Recorded information:
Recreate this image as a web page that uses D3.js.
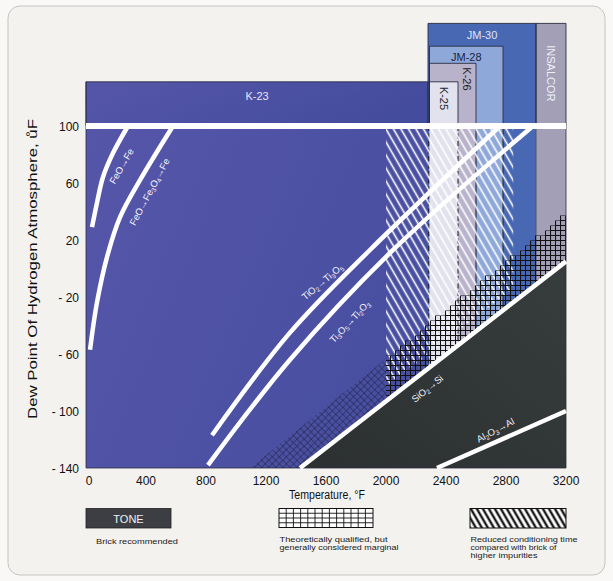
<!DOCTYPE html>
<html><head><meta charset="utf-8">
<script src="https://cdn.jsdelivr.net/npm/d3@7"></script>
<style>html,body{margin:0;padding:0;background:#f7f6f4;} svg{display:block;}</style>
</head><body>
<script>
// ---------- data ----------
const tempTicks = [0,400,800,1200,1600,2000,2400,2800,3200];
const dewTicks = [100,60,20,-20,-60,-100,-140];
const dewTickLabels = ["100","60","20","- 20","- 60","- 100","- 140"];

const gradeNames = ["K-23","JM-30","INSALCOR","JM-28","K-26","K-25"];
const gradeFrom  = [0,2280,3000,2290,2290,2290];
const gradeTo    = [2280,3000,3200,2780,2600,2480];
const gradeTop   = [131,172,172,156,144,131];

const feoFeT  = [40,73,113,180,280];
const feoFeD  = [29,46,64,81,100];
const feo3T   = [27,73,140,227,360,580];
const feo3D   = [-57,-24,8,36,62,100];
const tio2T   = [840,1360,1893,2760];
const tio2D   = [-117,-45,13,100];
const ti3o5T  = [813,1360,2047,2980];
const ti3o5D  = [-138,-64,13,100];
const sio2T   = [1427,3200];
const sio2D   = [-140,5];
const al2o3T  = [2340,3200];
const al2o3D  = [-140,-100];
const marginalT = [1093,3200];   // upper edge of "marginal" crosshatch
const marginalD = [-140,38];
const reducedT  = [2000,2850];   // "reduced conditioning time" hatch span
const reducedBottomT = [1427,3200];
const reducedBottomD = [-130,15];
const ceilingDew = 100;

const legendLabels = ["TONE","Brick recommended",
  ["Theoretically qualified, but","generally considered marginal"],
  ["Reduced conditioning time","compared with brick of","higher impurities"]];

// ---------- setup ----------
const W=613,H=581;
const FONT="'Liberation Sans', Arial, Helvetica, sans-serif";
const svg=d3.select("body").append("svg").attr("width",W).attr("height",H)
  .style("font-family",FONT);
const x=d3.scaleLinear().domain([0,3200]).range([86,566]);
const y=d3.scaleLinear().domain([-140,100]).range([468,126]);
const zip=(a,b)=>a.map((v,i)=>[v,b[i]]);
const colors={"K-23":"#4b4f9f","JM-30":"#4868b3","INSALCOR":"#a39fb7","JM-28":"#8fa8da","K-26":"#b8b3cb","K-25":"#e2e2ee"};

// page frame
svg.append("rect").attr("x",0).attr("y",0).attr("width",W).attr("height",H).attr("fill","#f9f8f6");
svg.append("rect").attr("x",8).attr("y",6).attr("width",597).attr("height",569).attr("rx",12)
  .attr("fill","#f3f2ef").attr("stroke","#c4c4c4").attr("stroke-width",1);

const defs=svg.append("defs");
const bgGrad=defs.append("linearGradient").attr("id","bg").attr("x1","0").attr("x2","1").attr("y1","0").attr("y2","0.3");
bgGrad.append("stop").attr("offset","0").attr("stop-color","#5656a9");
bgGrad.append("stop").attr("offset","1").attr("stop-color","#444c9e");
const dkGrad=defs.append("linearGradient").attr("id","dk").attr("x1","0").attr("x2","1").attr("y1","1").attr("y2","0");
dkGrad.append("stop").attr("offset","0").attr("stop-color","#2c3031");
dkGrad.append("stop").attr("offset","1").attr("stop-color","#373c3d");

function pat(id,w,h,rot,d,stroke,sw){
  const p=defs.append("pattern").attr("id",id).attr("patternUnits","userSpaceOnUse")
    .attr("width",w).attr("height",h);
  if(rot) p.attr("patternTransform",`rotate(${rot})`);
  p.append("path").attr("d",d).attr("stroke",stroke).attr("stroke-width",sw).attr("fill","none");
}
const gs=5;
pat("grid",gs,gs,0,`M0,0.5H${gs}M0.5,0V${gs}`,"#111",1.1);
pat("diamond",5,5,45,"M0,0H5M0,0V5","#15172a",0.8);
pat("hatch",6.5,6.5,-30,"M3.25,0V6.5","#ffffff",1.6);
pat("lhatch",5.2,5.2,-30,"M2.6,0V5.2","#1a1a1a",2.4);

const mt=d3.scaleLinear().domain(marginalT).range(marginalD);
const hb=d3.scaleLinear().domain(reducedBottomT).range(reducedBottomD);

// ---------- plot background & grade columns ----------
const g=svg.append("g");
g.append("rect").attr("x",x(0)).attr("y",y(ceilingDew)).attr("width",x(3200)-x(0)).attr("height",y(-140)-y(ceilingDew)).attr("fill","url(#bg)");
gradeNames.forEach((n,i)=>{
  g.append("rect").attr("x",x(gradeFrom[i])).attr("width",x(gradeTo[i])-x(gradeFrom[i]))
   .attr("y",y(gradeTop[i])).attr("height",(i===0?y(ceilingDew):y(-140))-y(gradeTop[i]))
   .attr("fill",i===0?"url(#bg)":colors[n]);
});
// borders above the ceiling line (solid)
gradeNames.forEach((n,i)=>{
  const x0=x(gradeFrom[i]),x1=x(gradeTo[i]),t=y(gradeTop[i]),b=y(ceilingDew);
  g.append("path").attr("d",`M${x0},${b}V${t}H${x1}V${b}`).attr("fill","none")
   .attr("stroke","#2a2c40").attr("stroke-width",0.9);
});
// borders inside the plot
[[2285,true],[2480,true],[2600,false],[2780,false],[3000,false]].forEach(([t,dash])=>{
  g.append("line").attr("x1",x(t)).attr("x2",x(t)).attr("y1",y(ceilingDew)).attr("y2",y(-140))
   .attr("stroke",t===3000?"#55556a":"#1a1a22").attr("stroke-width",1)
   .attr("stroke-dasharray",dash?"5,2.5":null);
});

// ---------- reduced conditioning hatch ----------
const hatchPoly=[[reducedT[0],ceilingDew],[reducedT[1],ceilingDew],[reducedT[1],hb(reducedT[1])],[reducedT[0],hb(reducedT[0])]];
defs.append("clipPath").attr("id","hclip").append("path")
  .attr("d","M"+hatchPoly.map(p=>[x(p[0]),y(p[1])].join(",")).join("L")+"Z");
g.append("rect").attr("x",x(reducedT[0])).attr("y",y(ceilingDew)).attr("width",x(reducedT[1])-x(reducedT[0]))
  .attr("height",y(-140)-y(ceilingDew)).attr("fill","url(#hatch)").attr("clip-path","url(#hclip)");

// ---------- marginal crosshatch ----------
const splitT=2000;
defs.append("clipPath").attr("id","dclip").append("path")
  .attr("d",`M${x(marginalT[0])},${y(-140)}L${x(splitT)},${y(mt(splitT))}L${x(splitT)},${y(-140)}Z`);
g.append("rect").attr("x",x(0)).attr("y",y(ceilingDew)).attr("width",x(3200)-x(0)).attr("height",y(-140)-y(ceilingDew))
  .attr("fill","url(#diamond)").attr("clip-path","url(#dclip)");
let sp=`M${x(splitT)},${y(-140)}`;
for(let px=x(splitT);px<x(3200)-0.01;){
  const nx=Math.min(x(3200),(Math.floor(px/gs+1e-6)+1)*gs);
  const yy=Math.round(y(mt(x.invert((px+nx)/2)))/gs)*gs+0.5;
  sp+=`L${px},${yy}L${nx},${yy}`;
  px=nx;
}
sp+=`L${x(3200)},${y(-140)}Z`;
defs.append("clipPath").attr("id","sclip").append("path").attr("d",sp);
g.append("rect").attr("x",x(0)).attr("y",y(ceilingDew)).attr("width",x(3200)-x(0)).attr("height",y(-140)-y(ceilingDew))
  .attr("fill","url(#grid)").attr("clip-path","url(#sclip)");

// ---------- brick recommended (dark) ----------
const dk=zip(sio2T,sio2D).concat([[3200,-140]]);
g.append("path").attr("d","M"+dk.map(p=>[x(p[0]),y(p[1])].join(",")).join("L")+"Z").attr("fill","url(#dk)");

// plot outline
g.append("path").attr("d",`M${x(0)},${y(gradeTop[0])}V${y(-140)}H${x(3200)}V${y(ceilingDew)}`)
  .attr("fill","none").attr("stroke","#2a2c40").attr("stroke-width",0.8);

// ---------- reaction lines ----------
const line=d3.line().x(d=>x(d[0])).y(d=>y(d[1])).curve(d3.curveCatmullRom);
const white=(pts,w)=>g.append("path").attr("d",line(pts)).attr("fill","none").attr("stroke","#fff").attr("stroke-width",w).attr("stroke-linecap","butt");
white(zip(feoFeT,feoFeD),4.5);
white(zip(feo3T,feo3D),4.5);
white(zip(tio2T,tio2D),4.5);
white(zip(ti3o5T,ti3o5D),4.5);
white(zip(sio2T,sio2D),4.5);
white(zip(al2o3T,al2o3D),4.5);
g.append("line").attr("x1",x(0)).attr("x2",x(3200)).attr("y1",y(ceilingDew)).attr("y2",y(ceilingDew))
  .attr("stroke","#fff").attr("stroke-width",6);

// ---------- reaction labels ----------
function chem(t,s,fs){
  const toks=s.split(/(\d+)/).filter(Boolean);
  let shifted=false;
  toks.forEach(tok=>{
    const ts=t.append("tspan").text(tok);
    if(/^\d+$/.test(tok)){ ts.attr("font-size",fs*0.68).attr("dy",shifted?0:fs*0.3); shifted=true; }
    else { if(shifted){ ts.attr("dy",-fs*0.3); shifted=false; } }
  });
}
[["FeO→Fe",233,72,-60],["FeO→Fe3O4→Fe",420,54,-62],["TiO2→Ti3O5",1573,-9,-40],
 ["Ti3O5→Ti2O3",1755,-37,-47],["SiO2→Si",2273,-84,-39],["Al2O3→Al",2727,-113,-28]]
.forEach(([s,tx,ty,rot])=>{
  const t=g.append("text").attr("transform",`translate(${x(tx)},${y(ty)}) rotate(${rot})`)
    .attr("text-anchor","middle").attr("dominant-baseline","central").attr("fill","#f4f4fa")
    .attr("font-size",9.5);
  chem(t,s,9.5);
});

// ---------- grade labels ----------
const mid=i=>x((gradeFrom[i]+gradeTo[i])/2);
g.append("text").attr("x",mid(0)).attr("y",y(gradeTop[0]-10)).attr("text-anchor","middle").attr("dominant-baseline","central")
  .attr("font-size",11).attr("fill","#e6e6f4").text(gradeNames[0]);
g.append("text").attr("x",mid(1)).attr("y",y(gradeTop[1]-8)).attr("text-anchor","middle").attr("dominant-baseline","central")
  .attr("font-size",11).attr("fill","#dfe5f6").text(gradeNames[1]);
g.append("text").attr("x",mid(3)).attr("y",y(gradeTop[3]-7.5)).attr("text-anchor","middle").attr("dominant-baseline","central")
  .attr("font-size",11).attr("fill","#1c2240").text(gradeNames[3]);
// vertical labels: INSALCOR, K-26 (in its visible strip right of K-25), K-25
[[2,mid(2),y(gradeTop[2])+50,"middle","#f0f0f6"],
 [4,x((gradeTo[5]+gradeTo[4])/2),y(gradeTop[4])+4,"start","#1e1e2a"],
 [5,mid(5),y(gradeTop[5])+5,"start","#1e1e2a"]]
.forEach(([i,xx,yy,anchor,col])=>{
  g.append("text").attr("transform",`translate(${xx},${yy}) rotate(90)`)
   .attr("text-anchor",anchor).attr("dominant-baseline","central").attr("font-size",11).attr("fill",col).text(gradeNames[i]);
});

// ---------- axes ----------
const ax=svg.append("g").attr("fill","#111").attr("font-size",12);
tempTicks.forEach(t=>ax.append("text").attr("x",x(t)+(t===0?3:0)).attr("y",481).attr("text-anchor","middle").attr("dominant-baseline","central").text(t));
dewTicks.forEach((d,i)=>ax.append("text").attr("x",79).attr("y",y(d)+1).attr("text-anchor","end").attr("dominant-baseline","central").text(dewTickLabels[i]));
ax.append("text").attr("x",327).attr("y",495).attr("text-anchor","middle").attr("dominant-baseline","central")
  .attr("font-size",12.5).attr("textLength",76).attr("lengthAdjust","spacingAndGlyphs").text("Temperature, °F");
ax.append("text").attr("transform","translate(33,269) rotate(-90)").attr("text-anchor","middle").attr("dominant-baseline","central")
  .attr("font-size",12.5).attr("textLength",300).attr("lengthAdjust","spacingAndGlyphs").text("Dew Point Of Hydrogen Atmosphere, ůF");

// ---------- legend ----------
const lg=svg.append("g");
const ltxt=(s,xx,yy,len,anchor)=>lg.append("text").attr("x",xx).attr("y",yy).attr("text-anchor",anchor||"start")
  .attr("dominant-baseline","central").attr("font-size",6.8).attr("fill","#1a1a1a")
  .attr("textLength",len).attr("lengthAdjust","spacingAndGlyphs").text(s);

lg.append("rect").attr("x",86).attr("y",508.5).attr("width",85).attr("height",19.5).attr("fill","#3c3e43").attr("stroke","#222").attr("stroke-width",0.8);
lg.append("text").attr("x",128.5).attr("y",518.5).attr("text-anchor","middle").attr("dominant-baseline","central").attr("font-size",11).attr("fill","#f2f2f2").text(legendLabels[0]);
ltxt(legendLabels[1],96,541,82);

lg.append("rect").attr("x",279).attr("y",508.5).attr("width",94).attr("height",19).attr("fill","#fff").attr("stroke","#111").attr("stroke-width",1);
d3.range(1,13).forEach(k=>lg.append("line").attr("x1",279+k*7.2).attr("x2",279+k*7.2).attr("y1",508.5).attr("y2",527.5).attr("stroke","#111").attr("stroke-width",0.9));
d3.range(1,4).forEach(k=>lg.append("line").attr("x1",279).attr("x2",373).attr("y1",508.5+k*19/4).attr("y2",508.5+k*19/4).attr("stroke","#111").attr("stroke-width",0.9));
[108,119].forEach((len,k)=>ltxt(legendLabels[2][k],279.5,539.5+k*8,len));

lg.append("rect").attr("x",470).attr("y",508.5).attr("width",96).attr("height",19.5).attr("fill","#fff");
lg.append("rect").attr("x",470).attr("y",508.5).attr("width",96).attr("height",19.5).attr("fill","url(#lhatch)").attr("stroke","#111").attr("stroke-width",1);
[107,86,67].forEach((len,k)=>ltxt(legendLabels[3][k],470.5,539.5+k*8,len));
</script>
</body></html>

Requirements:
Set down again, exactly, the lines of the material above from its first line to the one with "const ceilingDew = 100;", inclusive. Leave the pictures out.

Correct output:
Recreate this image as a web page that uses D3.js.
<!DOCTYPE html>
<html><head><meta charset="utf-8">
<script src="https://cdn.jsdelivr.net/npm/d3@7"></script>
<style>html,body{margin:0;padding:0;background:#f7f6f4;} svg{display:block;}</style>
</head><body>
<script>
// ---------- data ----------
const tempTicks = [0,400,800,1200,1600,2000,2400,2800,3200];
const dewTicks = [100,60,20,-20,-60,-100,-140];
const dewTickLabels = ["100","60","20","- 20","- 60","- 100","- 140"];

const gradeNames = ["K-23","JM-30","INSALCOR","JM-28","K-26","K-25"];
const gradeFrom  = [0,2280,3000,2290,2290,2290];
const gradeTo    = [2280,3000,3200,2780,2600,2480];
const gradeTop   = [131,172,172,156,144,131];

const feoFeT  = [40,73,113,180,280];
const feoFeD  = [29,46,64,81,100];
const feo3T   = [27,73,140,227,360,580];
const feo3D   = [-57,-24,8,36,62,100];
const tio2T   = [840,1360,1893,2760];
const tio2D   = [-117,-45,13,100];
const ti3o5T  = [813,1360,2047,2980];
const ti3o5D  = [-138,-64,13,100];
const sio2T   = [1427,3200];
const sio2D   = [-140,5];
const al2o3T  = [2340,3200];
const al2o3D  = [-140,-100];
const marginalT = [1093,3200];   // upper edge of "marginal" crosshatch
const marginalD = [-140,38];
const reducedT  = [2000,2850];   // "reduced conditioning time" hatch span
const reducedBottomT = [1427,3200];
const reducedBottomD = [-130,15];
const ceilingDew = 100;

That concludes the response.